* **COLLECTED MATERIAL**
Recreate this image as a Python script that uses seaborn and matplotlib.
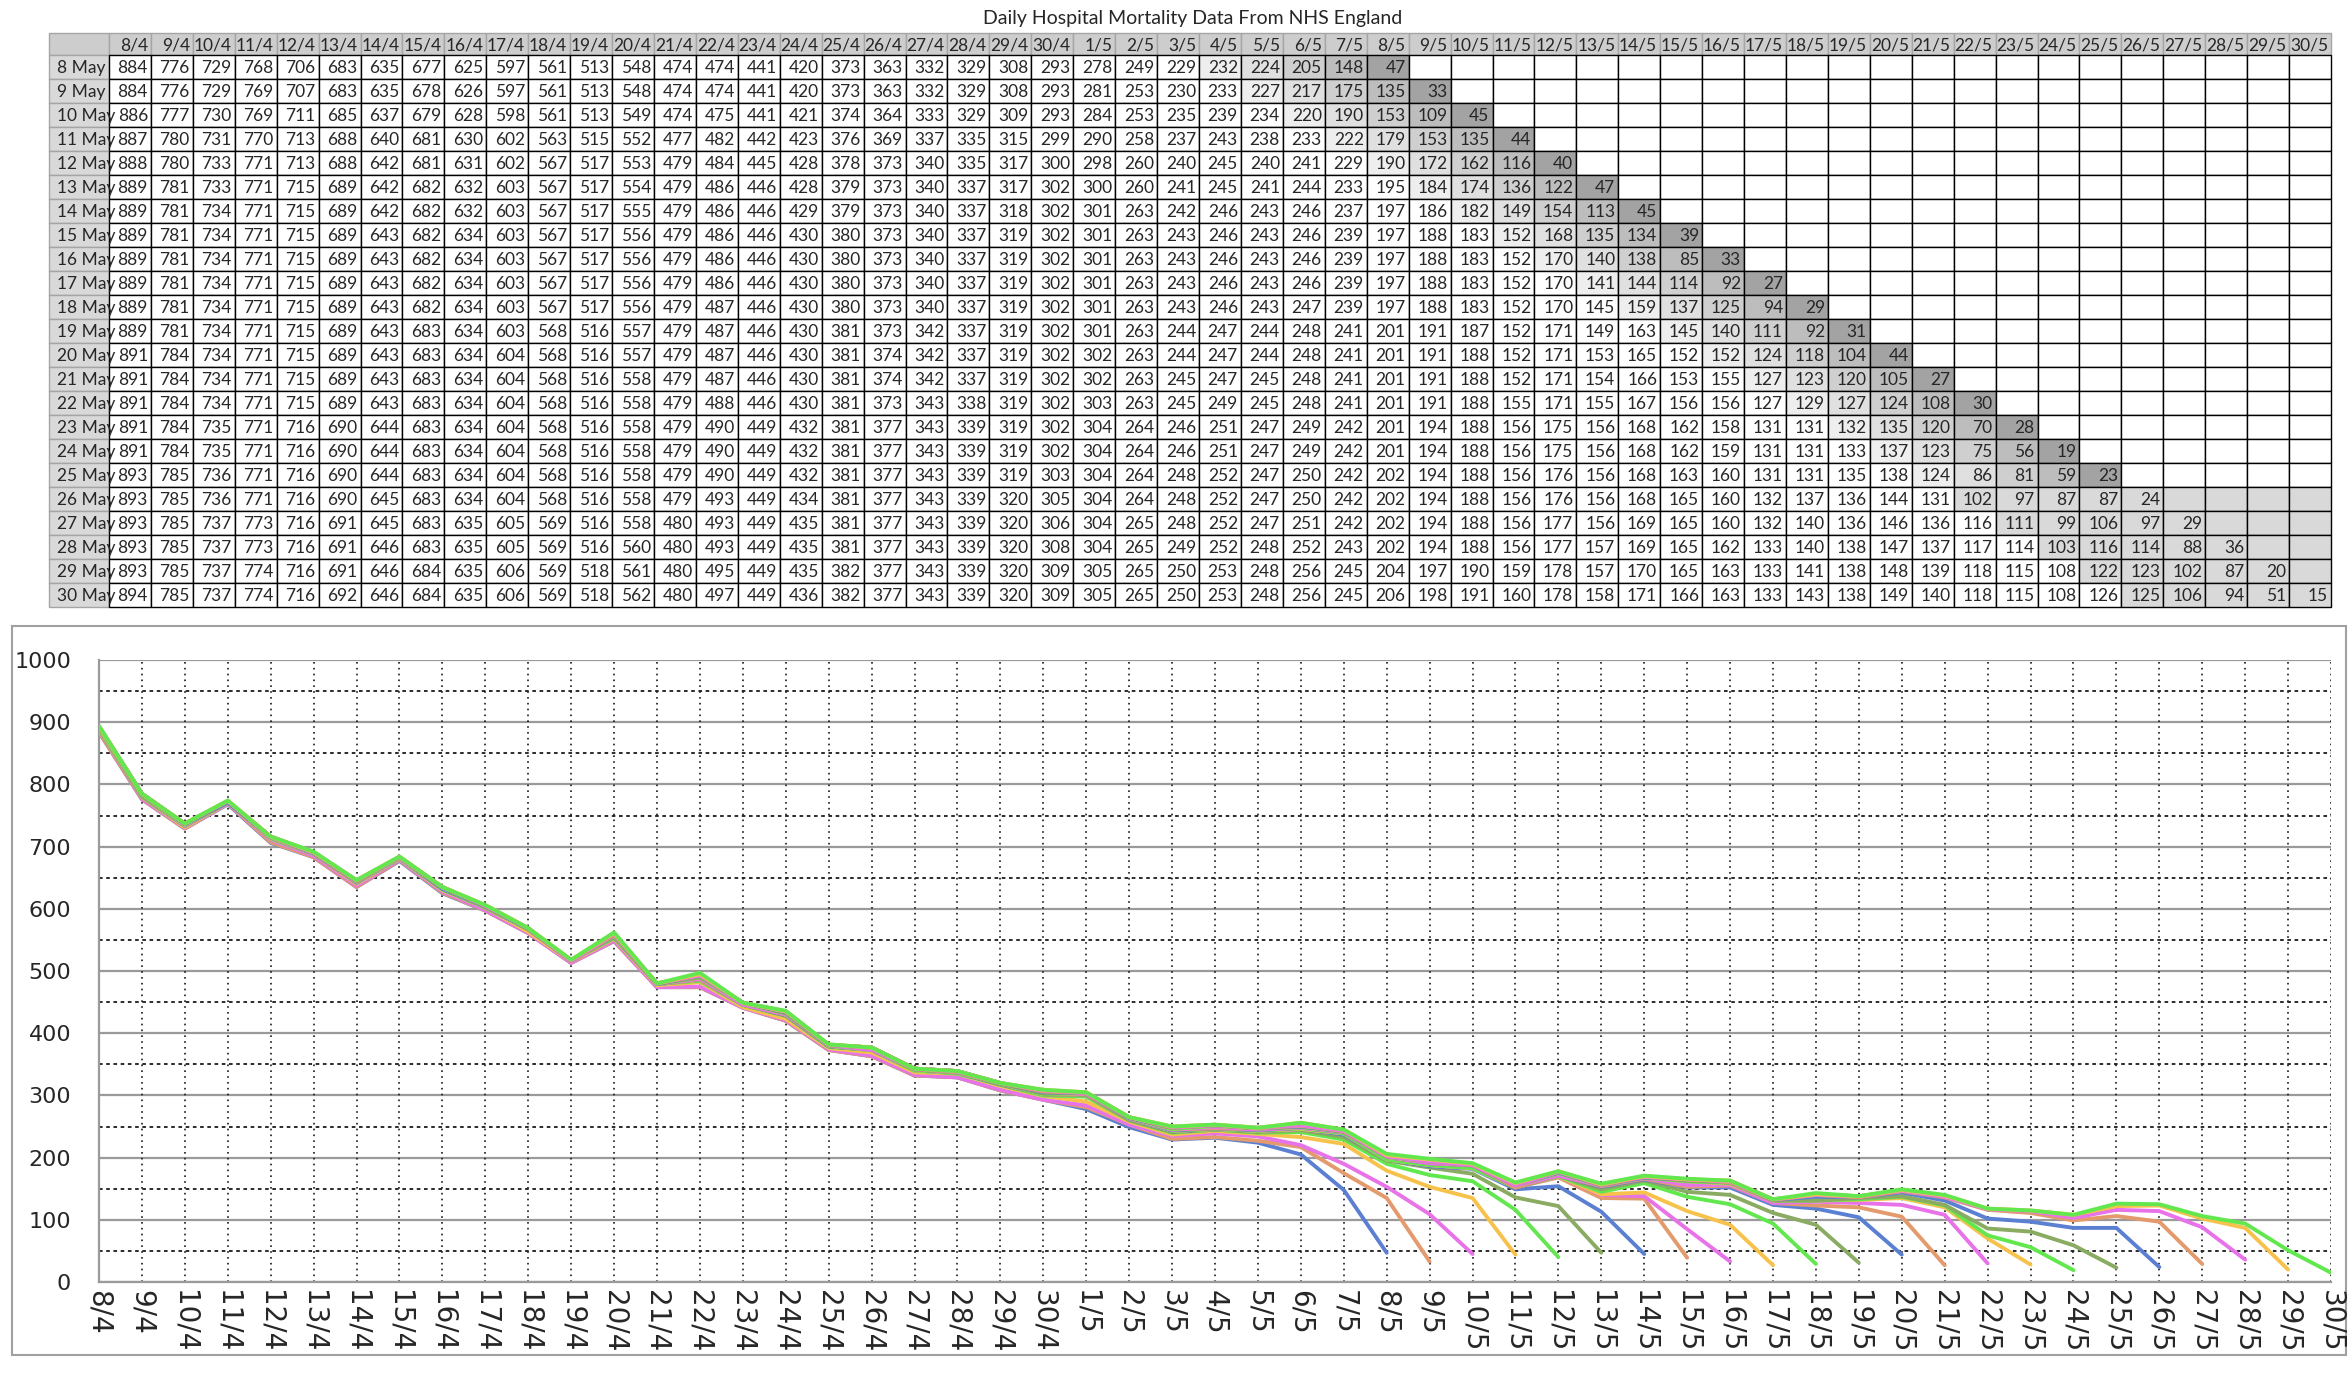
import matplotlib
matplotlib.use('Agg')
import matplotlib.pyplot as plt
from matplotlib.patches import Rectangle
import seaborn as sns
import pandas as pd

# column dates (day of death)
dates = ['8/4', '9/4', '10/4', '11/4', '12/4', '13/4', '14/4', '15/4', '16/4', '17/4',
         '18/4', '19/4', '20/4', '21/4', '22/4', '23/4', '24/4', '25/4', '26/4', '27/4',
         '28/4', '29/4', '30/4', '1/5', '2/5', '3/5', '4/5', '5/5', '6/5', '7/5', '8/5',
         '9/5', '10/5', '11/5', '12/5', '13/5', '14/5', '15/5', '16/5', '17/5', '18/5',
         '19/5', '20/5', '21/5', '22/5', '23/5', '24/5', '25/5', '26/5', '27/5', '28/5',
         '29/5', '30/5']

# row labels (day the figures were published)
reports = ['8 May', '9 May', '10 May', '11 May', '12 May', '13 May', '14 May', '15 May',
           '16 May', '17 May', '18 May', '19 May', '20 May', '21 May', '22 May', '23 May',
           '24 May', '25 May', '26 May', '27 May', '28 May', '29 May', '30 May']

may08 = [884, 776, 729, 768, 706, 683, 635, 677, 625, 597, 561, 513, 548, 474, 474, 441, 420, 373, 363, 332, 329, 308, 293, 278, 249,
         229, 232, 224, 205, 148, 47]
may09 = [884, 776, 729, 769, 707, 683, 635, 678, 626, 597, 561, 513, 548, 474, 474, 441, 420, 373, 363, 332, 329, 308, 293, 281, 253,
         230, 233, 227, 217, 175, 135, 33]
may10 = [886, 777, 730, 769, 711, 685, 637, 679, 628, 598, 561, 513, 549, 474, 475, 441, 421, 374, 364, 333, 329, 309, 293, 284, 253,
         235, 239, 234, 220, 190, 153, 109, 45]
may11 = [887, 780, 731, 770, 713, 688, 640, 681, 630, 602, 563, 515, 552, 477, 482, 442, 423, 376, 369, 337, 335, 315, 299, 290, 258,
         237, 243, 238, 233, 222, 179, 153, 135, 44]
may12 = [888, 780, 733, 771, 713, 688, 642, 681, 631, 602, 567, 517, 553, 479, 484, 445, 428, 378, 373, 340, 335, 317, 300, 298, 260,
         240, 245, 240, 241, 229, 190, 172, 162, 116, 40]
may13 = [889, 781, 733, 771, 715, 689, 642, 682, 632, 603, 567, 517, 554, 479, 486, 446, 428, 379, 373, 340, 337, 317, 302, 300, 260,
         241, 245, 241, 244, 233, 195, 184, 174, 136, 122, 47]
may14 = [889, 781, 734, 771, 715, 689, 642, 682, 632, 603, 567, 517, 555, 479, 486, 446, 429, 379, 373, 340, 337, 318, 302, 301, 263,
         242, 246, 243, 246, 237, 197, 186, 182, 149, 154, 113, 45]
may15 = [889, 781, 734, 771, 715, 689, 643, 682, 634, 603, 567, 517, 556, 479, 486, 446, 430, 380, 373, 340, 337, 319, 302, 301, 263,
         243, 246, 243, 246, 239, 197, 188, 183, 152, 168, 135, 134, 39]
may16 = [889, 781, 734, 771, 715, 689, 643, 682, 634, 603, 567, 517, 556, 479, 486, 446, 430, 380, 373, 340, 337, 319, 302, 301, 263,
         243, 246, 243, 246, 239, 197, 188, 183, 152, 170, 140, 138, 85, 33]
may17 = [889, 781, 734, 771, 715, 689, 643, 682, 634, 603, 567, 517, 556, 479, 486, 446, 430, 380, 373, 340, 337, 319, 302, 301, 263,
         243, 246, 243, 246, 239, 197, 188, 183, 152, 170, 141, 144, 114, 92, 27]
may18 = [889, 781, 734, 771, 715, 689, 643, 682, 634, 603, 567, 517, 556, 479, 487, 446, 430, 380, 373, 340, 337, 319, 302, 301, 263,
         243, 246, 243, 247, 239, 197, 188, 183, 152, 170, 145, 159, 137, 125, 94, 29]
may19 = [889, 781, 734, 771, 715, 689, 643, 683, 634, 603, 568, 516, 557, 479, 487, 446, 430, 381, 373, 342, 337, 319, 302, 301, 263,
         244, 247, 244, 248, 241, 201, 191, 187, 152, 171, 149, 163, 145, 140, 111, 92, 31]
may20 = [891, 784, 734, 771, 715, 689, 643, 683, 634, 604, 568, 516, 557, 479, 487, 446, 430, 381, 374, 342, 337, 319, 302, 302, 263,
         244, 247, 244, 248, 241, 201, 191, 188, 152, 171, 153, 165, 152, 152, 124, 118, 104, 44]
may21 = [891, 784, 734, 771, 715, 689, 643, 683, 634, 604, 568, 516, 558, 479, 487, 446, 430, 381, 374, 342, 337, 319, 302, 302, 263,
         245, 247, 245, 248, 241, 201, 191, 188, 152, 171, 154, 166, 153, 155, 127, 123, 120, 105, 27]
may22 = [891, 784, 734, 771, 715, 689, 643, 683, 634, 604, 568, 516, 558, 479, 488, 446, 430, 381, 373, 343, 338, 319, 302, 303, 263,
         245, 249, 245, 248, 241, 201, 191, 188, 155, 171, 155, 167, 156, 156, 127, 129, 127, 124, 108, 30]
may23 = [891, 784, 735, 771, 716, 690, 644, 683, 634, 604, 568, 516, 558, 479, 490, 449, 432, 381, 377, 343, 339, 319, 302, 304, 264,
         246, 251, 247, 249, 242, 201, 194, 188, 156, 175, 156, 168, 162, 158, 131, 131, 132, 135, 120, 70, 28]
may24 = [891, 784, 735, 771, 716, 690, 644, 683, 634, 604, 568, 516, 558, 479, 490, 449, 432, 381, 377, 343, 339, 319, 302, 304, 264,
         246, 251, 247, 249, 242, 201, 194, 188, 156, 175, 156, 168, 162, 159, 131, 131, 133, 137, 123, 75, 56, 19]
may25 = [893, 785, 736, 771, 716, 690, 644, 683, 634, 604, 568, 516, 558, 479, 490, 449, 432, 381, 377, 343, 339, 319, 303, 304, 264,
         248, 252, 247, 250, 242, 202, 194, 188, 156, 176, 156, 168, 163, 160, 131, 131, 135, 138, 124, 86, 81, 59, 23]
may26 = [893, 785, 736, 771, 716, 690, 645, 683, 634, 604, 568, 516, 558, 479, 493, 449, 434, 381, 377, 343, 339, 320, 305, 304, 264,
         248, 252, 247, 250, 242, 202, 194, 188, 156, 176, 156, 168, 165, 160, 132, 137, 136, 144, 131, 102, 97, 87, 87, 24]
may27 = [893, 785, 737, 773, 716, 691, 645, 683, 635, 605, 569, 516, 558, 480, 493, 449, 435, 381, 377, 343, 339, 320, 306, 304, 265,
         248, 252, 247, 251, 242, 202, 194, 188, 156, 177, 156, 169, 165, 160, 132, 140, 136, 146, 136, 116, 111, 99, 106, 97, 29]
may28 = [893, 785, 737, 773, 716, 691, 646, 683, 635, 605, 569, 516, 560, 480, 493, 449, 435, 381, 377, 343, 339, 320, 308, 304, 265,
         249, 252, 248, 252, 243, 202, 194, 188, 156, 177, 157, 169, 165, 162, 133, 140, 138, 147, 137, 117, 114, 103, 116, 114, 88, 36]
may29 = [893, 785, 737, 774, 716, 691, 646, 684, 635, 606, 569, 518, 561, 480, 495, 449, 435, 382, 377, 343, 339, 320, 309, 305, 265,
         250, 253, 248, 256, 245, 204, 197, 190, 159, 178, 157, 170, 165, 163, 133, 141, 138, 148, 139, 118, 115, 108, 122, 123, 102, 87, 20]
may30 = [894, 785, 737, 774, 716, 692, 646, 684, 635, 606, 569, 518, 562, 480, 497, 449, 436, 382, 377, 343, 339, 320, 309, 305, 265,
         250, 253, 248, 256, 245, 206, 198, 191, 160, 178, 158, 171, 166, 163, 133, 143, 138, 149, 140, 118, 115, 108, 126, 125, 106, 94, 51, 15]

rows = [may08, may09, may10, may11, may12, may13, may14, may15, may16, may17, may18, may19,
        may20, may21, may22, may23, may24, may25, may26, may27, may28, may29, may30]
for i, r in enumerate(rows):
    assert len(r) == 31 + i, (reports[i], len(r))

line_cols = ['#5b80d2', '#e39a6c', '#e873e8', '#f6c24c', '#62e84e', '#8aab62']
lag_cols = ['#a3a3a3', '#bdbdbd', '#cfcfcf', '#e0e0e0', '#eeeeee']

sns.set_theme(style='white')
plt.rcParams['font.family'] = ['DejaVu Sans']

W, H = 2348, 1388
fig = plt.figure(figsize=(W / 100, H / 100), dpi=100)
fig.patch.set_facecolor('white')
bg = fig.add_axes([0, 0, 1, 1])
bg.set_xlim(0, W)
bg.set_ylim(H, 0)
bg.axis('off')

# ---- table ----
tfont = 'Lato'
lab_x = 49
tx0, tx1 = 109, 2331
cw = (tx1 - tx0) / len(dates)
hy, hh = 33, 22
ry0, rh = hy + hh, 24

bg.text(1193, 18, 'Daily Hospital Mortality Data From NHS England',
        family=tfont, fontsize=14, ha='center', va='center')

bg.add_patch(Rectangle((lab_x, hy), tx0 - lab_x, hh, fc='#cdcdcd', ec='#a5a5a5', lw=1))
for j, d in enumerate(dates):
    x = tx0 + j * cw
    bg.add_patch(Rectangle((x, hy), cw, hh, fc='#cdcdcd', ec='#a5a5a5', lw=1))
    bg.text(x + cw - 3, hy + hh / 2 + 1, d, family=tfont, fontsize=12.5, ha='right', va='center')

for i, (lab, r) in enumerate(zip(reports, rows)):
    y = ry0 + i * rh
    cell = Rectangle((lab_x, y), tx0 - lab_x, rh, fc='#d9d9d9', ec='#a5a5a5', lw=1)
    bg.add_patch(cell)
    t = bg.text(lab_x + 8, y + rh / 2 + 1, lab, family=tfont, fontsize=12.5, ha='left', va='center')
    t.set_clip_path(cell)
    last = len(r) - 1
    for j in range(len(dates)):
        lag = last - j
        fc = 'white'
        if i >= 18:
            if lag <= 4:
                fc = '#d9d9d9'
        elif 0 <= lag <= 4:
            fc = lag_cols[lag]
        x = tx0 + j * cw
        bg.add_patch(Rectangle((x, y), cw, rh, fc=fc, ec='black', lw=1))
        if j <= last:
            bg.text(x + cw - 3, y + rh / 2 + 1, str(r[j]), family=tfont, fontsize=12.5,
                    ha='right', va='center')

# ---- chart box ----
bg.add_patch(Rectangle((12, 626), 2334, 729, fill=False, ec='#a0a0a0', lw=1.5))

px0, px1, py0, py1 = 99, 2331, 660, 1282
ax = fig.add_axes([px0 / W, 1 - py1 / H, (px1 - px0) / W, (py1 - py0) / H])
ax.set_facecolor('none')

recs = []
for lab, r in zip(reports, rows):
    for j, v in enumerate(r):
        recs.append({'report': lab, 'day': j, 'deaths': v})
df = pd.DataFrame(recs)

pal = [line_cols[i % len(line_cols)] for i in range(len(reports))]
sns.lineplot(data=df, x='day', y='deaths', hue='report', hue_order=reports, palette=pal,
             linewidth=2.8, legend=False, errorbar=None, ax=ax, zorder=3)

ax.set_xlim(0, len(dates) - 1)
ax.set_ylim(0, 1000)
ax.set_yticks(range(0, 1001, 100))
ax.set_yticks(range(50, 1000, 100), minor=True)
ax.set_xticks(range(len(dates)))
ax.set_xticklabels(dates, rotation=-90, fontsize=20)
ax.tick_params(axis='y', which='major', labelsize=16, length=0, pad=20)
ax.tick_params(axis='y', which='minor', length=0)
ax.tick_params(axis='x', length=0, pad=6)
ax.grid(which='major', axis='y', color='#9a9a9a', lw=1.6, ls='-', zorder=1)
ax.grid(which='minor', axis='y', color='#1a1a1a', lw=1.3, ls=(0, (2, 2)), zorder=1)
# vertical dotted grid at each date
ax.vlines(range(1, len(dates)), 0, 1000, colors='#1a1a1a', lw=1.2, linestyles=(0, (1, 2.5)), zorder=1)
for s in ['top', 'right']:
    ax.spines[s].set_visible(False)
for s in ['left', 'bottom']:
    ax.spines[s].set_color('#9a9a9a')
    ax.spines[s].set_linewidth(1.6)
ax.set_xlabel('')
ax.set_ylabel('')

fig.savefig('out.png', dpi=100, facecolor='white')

* **WHAT THE TASK REQUIRES**
Restate each line from the start of the listing through the line bearing "May', '30 May']" word for word. Drop the pictures.

* **THE SOLUTION**
Recreate this image as a Python script that uses seaborn and matplotlib.
import matplotlib
matplotlib.use('Agg')
import matplotlib.pyplot as plt
from matplotlib.patches import Rectangle
import seaborn as sns
import pandas as pd

# column dates (day of death)
dates = ['8/4', '9/4', '10/4', '11/4', '12/4', '13/4', '14/4', '15/4', '16/4', '17/4',
         '18/4', '19/4', '20/4', '21/4', '22/4', '23/4', '24/4', '25/4', '26/4', '27/4',
         '28/4', '29/4', '30/4', '1/5', '2/5', '3/5', '4/5', '5/5', '6/5', '7/5', '8/5',
         '9/5', '10/5', '11/5', '12/5', '13/5', '14/5', '15/5', '16/5', '17/5', '18/5',
         '19/5', '20/5', '21/5', '22/5', '23/5', '24/5', '25/5', '26/5', '27/5', '28/5',
         '29/5', '30/5']

# row labels (day the figures were published)
reports = ['8 May', '9 May', '10 May', '11 May', '12 May', '13 May', '14 May', '15 May',
           '16 May', '17 May', '18 May', '19 May', '20 May', '21 May', '22 May', '23 May',
           '24 May', '25 May', '26 May', '27 May', '28 May', '29 May', '30 May']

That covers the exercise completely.